_Exercise aim_
Exactly the lines from the one with "Clone this chart in Altair." through the one with "YMAX = 791400", inclusive, are to be repeated, and the pictures are not.

(begin)

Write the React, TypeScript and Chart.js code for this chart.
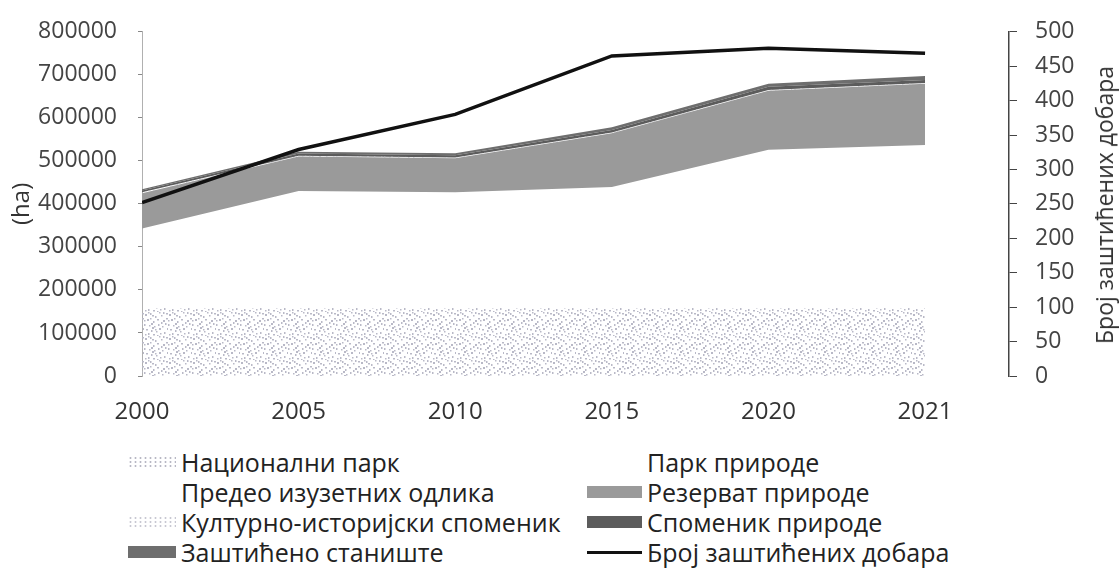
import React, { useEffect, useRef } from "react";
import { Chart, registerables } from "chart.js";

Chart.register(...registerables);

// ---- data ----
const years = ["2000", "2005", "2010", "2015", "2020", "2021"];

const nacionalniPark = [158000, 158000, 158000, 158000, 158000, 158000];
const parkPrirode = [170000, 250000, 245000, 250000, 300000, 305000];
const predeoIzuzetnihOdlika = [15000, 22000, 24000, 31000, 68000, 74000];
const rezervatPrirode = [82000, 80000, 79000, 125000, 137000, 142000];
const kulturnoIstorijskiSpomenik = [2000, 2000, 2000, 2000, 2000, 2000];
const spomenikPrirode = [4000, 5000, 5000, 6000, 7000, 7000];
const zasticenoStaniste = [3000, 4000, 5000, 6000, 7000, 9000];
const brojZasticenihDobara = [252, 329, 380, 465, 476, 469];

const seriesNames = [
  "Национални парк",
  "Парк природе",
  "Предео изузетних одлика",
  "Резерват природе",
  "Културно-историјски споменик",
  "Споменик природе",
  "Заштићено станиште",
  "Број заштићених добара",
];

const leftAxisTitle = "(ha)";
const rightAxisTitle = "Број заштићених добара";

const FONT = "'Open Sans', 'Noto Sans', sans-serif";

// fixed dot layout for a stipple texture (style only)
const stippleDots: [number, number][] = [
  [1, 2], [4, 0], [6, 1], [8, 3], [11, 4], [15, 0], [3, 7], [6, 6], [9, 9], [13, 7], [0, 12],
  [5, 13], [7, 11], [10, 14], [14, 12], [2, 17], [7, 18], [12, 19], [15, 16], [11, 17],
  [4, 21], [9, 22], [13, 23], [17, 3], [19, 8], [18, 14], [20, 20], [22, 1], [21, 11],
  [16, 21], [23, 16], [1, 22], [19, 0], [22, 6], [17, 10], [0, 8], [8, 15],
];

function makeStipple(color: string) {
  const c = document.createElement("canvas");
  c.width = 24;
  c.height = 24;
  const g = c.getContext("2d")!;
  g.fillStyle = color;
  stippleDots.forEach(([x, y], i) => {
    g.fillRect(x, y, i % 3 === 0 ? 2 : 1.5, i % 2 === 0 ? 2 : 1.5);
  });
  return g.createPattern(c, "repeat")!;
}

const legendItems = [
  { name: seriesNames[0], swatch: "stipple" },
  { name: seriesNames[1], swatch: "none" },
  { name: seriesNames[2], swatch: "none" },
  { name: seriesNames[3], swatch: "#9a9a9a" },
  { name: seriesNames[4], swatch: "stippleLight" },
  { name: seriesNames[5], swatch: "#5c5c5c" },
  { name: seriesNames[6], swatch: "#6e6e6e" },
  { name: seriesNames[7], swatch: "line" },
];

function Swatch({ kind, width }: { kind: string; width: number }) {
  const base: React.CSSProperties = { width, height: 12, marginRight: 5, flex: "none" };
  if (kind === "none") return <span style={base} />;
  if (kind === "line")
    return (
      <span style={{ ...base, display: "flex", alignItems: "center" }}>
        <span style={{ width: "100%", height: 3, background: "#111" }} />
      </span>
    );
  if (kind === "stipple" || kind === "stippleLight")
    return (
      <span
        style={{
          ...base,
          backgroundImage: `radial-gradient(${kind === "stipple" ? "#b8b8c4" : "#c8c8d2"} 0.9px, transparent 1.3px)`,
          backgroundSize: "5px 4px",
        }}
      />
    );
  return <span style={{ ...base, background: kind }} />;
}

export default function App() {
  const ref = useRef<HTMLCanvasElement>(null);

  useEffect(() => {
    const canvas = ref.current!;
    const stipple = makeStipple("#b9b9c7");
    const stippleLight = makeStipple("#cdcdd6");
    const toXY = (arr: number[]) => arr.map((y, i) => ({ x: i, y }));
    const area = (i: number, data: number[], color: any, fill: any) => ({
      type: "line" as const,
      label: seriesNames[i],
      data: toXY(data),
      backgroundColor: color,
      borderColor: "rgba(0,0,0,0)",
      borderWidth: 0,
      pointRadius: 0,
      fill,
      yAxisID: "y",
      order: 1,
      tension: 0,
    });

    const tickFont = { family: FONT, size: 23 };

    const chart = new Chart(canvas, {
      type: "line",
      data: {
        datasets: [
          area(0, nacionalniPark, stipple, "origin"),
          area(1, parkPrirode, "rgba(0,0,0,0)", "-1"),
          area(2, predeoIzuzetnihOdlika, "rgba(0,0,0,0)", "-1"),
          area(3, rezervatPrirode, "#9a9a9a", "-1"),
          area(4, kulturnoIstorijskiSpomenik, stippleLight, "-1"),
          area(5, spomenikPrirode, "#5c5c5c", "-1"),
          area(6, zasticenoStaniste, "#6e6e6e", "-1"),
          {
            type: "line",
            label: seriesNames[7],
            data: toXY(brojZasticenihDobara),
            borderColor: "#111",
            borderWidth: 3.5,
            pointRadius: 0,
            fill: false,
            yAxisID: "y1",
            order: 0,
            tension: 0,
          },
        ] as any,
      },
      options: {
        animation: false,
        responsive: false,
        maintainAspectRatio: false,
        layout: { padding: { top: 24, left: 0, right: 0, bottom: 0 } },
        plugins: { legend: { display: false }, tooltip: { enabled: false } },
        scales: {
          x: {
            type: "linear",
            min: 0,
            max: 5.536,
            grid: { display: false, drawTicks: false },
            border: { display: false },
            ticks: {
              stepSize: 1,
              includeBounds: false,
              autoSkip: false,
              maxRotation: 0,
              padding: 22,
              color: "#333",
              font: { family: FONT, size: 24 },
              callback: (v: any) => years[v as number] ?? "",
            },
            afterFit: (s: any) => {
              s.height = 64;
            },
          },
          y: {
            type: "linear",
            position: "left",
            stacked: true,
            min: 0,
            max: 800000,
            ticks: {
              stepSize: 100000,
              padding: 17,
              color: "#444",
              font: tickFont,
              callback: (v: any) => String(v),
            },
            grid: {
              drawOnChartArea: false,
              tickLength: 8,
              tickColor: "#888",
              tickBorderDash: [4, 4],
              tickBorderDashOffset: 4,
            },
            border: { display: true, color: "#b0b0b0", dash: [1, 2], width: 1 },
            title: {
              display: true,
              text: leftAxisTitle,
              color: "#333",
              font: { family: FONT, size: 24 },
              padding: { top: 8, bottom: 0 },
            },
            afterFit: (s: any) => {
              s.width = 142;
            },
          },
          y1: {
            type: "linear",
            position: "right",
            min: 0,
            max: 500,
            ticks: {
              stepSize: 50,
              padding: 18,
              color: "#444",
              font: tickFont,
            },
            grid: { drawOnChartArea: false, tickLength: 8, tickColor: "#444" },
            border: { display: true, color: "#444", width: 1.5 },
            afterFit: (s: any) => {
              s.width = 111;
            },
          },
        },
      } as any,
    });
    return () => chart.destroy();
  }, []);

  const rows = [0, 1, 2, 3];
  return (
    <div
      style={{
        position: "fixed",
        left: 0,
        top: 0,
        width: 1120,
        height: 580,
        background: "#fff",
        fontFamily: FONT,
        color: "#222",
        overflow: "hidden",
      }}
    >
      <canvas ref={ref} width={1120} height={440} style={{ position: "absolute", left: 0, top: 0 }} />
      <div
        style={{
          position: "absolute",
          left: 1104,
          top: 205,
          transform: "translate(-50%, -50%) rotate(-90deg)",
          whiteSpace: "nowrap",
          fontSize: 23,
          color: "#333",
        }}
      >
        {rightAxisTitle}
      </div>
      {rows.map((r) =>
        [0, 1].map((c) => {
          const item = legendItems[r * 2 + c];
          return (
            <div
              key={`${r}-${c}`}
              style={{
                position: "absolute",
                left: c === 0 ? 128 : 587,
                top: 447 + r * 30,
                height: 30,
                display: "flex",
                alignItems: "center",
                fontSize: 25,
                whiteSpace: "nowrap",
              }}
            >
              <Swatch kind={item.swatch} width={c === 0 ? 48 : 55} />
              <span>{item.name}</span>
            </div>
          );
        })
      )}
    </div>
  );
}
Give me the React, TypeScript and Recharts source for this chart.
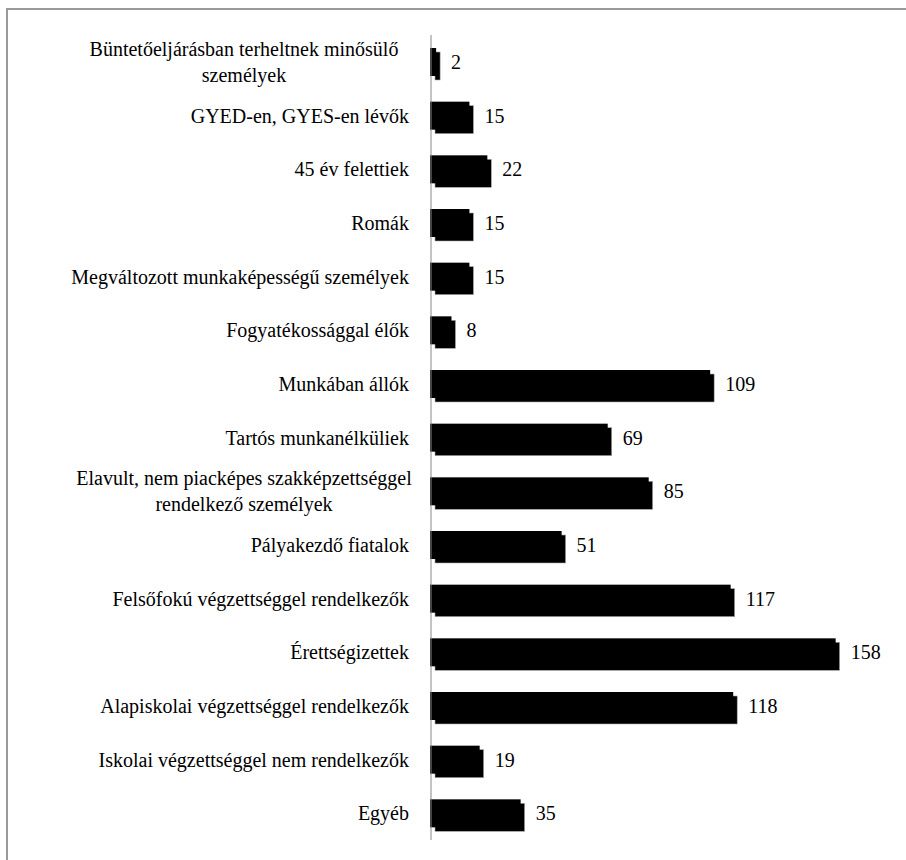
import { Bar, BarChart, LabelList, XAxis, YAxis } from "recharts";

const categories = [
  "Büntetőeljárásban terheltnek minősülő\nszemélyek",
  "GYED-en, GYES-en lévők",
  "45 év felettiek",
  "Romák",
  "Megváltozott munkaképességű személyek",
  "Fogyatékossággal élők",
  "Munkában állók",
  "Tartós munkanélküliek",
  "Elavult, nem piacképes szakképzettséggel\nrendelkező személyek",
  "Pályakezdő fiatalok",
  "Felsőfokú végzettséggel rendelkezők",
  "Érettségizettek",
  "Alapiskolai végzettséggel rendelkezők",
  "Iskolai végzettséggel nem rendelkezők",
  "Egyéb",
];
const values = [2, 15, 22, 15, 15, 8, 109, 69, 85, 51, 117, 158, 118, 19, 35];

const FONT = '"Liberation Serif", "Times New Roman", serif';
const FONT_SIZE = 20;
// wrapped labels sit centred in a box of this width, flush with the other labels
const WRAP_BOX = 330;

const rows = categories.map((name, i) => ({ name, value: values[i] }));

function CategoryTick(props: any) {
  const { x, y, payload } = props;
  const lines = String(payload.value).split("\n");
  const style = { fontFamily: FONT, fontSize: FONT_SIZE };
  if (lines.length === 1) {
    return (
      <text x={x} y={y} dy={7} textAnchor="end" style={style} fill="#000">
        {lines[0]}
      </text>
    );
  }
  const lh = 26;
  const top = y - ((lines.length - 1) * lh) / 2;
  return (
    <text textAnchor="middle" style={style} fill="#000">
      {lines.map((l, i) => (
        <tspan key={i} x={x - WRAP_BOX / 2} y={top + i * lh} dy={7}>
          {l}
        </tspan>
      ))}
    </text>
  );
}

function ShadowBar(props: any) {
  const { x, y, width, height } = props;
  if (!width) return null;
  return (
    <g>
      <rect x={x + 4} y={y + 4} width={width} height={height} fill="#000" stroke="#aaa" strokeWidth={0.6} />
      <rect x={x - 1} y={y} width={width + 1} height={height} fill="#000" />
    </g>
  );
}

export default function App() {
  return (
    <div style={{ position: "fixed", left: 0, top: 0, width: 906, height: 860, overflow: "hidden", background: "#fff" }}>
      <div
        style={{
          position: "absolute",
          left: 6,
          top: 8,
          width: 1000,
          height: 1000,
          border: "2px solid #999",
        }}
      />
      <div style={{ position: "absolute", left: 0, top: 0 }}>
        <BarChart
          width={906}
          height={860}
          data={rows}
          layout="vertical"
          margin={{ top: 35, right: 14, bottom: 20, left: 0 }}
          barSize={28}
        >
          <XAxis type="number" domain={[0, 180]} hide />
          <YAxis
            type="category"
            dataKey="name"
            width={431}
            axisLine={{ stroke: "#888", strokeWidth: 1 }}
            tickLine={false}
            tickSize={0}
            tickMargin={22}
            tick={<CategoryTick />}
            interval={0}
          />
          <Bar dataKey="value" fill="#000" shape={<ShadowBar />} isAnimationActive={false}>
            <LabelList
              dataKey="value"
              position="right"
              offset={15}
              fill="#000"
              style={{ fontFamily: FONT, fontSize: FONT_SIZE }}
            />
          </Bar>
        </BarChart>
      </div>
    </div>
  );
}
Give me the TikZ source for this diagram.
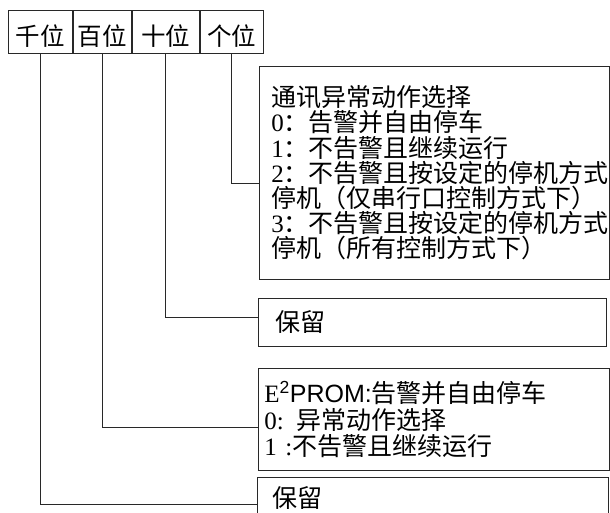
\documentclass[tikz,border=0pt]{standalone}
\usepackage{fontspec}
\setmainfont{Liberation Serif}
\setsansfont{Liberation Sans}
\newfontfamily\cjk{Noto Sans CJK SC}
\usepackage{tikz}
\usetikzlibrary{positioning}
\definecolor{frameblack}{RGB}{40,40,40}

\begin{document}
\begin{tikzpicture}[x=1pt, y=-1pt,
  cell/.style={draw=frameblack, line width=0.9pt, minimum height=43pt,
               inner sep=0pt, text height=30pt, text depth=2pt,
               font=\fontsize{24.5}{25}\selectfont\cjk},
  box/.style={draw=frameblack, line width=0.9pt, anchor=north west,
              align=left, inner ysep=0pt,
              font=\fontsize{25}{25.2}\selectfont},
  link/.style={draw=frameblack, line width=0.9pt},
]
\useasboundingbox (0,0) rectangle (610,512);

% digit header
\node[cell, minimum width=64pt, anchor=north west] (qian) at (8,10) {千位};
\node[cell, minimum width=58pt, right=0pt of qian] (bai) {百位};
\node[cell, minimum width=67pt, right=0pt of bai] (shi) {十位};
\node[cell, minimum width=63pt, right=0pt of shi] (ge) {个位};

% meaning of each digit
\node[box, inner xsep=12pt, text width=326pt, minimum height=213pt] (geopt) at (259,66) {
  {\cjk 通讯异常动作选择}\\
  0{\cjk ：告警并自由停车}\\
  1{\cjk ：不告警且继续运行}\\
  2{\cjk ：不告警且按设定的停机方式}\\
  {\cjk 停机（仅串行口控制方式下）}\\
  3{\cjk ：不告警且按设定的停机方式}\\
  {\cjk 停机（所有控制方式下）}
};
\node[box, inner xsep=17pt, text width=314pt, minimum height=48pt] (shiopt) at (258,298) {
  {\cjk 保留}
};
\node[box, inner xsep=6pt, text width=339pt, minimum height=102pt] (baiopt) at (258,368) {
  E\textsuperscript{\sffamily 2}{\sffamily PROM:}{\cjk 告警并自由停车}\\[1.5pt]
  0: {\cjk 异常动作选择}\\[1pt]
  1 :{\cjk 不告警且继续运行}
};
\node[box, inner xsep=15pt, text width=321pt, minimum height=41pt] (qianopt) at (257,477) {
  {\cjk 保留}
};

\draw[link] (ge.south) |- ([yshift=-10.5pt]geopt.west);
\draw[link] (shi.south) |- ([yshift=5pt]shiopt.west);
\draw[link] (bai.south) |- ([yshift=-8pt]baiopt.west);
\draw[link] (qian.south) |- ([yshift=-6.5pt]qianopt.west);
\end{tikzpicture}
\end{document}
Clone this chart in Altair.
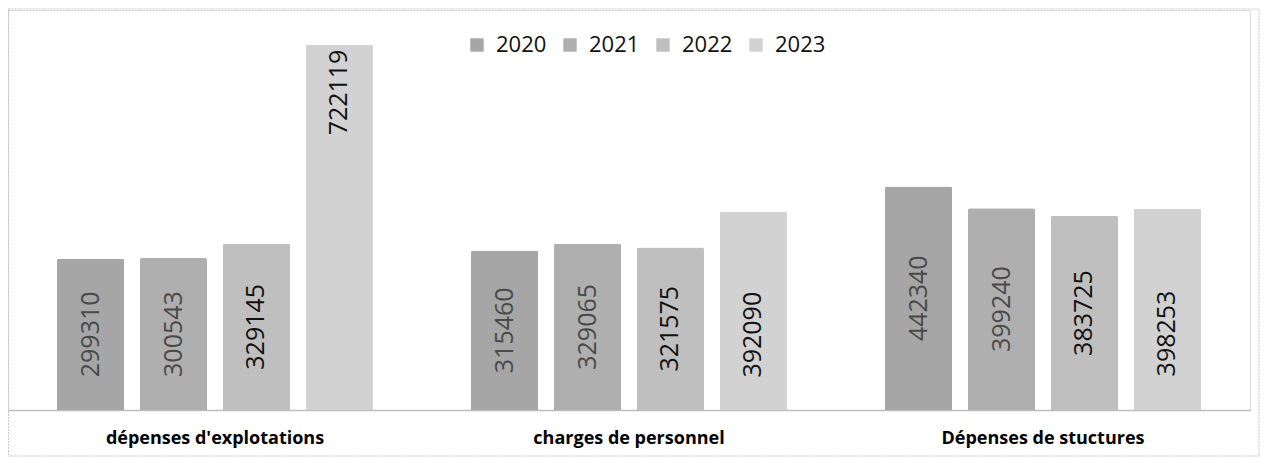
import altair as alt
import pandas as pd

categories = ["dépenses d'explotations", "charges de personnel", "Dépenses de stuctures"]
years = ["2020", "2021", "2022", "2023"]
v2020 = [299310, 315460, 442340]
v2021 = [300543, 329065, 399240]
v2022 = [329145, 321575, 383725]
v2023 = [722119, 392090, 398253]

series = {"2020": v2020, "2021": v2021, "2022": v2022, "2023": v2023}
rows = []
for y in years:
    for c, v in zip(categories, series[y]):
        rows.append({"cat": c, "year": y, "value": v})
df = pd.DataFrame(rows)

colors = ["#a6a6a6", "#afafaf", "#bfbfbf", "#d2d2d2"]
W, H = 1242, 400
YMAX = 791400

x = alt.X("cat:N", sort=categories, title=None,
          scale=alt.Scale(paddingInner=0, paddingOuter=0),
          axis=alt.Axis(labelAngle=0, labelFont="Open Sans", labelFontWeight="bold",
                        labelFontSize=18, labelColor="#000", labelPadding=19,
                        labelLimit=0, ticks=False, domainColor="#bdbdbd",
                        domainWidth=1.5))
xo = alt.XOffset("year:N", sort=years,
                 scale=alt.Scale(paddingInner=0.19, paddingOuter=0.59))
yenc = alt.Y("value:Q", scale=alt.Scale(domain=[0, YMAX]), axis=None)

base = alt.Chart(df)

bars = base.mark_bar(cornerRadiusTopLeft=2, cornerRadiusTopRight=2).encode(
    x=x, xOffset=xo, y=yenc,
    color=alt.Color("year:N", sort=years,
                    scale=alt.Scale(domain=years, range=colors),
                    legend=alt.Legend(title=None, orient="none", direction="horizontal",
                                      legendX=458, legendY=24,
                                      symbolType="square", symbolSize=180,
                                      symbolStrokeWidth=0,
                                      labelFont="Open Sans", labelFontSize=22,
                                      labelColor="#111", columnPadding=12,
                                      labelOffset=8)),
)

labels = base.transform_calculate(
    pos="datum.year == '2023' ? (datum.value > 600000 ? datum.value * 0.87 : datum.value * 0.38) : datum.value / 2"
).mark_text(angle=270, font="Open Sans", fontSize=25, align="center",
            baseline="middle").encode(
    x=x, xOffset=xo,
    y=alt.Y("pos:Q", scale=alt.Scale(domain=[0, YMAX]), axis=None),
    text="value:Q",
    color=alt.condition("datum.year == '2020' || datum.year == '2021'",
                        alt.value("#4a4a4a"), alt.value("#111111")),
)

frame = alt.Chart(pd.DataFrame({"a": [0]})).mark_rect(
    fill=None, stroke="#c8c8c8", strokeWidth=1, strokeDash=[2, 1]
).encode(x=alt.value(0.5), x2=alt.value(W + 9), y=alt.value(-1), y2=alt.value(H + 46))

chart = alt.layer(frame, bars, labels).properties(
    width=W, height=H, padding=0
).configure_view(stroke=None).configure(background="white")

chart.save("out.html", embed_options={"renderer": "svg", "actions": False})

(end)

_Exercise solution_
Clone this chart in Altair.
import altair as alt
import pandas as pd

categories = ["dépenses d'explotations", "charges de personnel", "Dépenses de stuctures"]
years = ["2020", "2021", "2022", "2023"]
v2020 = [299310, 315460, 442340]
v2021 = [300543, 329065, 399240]
v2022 = [329145, 321575, 383725]
v2023 = [722119, 392090, 398253]

series = {"2020": v2020, "2021": v2021, "2022": v2022, "2023": v2023}
rows = []
for y in years:
    for c, v in zip(categories, series[y]):
        rows.append({"cat": c, "year": y, "value": v})
df = pd.DataFrame(rows)

colors = ["#a6a6a6", "#afafaf", "#bfbfbf", "#d2d2d2"]
W, H = 1242, 400
YMAX = 791400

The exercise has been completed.